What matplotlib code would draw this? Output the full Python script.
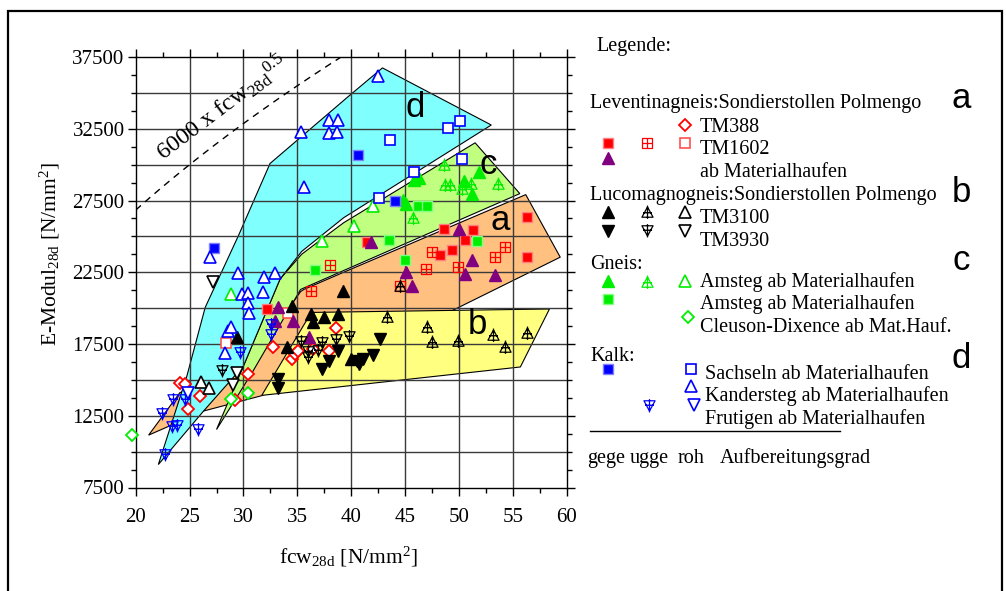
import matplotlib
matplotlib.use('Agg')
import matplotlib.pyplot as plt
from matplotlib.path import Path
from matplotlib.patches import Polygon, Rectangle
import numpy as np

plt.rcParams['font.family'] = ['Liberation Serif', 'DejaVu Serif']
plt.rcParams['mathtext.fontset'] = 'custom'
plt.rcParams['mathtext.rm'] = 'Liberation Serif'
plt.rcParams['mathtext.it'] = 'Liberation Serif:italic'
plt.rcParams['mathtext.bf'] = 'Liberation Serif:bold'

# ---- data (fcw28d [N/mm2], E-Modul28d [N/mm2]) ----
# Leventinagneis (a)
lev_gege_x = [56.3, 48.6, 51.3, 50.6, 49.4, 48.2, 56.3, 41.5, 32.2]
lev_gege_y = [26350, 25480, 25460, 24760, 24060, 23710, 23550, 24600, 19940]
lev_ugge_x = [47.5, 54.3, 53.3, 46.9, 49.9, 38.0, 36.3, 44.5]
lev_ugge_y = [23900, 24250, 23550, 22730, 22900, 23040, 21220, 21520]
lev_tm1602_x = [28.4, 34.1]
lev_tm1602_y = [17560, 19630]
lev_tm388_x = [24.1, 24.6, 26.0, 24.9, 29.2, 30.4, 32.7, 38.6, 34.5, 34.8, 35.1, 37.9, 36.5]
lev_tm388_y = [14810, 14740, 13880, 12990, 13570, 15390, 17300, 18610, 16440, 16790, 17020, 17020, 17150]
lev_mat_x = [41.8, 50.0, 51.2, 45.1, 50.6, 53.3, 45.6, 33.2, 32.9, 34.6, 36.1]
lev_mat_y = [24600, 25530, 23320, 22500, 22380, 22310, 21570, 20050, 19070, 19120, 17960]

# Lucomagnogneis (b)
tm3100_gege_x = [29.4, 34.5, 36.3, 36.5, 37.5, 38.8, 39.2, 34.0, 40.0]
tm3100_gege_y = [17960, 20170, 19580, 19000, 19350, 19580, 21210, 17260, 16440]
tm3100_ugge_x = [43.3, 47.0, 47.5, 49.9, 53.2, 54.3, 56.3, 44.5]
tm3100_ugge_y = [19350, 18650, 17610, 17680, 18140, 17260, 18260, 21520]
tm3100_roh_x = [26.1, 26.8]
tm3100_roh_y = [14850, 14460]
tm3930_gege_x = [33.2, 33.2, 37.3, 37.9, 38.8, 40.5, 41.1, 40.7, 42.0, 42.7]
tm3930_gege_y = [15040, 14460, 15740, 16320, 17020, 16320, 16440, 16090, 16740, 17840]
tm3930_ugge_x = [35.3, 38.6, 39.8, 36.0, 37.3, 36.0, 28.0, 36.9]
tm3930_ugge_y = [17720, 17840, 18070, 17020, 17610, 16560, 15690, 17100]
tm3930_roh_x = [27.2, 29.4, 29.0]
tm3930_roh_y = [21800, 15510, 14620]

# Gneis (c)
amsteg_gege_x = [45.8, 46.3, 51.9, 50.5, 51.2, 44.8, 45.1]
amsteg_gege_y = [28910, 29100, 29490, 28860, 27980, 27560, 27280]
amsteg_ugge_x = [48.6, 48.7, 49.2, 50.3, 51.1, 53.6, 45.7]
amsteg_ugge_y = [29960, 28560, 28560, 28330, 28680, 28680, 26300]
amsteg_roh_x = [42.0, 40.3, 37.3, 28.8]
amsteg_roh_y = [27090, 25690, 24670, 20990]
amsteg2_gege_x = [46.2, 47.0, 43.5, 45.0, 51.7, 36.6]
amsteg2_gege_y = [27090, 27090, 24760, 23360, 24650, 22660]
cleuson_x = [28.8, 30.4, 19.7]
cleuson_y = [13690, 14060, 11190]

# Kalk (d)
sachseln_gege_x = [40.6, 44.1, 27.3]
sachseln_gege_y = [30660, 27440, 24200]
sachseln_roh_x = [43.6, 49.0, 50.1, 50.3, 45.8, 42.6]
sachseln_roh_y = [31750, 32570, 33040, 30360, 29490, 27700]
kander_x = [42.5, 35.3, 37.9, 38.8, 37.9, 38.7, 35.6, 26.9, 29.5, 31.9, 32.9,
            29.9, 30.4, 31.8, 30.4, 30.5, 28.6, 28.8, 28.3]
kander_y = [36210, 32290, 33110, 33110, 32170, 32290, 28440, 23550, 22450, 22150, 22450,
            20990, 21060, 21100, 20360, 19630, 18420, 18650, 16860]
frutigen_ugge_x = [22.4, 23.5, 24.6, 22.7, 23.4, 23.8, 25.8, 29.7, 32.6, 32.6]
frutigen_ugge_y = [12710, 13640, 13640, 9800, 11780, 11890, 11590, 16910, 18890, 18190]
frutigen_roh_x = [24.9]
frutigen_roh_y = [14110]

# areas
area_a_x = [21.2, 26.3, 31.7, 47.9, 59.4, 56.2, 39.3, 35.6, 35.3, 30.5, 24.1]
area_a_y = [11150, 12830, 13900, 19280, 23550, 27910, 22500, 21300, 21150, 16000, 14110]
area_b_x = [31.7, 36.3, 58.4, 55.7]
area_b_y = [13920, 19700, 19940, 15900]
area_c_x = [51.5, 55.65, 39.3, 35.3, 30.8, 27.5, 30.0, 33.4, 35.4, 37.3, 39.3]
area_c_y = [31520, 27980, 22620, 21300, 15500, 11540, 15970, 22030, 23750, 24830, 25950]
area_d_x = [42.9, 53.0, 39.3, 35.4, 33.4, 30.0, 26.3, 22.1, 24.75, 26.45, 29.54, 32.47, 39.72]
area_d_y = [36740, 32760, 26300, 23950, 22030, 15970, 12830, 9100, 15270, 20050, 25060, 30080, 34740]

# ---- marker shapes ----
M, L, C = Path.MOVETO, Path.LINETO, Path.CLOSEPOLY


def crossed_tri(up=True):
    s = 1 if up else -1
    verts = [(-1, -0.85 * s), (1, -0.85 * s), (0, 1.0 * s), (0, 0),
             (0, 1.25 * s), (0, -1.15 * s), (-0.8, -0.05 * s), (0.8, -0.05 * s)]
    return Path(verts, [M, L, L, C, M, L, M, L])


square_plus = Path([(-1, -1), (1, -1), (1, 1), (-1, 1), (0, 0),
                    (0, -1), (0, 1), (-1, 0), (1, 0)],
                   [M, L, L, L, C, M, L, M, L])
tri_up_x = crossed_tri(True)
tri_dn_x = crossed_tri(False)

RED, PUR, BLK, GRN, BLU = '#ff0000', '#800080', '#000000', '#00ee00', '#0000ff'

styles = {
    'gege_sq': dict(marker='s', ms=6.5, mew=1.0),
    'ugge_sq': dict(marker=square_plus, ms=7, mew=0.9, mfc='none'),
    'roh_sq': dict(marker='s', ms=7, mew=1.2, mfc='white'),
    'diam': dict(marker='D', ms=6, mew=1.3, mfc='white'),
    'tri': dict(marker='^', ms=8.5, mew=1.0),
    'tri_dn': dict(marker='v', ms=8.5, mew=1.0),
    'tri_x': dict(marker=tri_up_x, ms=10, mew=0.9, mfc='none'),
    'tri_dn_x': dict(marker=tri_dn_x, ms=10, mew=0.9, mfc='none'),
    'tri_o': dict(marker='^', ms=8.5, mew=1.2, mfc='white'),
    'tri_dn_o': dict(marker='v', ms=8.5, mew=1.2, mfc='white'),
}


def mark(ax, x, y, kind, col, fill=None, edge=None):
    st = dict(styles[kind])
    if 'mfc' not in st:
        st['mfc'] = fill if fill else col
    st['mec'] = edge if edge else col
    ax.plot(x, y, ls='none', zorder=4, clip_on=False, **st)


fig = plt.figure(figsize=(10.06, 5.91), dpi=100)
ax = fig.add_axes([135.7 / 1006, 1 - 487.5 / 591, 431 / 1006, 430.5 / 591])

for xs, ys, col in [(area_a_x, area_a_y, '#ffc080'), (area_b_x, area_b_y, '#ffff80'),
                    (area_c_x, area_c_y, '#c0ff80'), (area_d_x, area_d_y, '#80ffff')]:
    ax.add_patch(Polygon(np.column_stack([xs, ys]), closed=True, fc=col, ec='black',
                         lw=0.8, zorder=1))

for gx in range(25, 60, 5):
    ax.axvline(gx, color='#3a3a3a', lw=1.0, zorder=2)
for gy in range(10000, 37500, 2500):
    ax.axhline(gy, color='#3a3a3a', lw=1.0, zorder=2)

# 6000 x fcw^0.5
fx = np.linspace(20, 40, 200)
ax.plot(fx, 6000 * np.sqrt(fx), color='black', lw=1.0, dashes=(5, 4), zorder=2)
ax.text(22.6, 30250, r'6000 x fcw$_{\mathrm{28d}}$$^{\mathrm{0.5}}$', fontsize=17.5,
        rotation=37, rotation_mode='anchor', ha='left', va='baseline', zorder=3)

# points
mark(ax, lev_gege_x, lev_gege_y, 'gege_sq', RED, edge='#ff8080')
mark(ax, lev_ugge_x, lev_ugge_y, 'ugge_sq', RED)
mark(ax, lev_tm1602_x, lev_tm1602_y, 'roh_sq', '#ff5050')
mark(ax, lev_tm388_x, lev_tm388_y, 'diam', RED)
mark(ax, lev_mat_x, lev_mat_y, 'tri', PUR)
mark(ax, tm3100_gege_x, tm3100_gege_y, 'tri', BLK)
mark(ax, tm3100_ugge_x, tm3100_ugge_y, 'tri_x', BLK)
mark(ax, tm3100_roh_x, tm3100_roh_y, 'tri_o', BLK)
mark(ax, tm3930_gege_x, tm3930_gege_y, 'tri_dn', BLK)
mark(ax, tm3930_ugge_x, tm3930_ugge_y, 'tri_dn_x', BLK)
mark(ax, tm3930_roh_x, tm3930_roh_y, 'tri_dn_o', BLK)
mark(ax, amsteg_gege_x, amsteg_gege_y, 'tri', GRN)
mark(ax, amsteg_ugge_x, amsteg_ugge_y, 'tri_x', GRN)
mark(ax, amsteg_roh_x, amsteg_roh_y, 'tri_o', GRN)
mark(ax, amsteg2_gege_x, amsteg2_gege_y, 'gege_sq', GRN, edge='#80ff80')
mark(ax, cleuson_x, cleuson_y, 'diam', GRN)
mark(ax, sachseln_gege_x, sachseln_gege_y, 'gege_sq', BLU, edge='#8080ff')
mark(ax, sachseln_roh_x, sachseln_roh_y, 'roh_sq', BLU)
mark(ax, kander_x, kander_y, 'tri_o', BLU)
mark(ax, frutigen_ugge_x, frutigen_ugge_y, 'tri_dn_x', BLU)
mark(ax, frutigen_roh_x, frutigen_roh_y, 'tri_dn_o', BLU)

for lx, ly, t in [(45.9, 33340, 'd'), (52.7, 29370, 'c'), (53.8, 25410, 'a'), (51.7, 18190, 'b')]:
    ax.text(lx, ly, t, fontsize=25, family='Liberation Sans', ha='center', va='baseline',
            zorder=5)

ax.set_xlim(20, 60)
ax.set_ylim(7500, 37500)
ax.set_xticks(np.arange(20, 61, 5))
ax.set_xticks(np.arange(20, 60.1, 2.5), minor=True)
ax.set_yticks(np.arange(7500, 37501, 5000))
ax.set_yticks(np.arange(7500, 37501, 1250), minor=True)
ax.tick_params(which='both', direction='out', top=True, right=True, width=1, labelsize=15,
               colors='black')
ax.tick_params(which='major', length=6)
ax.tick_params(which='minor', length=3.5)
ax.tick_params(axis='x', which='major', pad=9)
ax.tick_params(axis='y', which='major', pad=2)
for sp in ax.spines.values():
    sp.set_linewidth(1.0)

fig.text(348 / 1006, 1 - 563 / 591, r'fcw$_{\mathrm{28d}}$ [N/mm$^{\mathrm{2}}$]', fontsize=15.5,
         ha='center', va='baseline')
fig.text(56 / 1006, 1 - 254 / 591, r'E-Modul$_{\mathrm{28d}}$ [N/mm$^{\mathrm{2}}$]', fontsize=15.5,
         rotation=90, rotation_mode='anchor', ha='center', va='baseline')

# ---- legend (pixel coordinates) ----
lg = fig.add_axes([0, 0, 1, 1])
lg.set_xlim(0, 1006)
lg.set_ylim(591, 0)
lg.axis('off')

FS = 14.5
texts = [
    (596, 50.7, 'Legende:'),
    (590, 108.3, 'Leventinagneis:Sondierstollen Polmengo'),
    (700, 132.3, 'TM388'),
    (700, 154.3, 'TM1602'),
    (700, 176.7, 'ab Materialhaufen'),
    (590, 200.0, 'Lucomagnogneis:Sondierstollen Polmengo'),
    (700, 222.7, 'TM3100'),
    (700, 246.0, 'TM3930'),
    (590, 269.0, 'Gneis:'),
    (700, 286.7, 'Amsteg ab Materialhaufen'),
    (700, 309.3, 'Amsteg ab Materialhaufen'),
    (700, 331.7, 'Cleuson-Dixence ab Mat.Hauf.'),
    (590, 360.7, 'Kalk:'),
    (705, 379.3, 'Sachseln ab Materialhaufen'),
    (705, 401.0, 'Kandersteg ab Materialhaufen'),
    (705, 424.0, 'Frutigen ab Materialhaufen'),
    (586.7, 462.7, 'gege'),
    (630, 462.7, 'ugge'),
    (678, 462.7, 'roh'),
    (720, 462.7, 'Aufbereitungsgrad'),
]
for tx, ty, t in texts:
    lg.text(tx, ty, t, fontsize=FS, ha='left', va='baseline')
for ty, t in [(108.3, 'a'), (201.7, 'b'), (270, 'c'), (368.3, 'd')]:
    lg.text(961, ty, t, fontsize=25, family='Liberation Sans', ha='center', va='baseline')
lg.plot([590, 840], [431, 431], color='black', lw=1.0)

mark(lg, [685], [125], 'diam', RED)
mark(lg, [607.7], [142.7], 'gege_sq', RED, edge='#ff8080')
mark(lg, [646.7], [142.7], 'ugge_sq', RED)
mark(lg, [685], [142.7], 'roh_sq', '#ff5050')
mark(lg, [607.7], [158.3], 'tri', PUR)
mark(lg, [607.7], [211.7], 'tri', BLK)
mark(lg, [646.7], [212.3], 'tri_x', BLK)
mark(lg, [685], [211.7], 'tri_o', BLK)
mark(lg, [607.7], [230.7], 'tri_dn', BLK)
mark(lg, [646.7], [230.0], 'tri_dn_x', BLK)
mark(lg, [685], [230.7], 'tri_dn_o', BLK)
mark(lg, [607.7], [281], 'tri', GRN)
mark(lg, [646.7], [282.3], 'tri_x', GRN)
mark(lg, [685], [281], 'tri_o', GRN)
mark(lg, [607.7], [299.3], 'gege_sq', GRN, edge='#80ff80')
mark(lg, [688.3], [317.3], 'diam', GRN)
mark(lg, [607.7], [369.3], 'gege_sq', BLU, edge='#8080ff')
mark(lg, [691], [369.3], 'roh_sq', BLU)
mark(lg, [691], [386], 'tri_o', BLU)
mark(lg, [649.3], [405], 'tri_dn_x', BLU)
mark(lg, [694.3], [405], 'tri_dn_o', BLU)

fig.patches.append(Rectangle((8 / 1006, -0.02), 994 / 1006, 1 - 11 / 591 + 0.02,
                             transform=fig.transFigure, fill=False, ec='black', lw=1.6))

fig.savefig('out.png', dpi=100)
= = = = =
**Required work:**
Keep only the lines that hold the string "matplotlib", and copy them out.

**Problem solution:**
What matplotlib code would draw this? Output the full Python script.
import matplotlib
matplotlib.use('Agg')
import matplotlib.pyplot as plt
from matplotlib.path import Path
from matplotlib.patches import Polygon, Rectangle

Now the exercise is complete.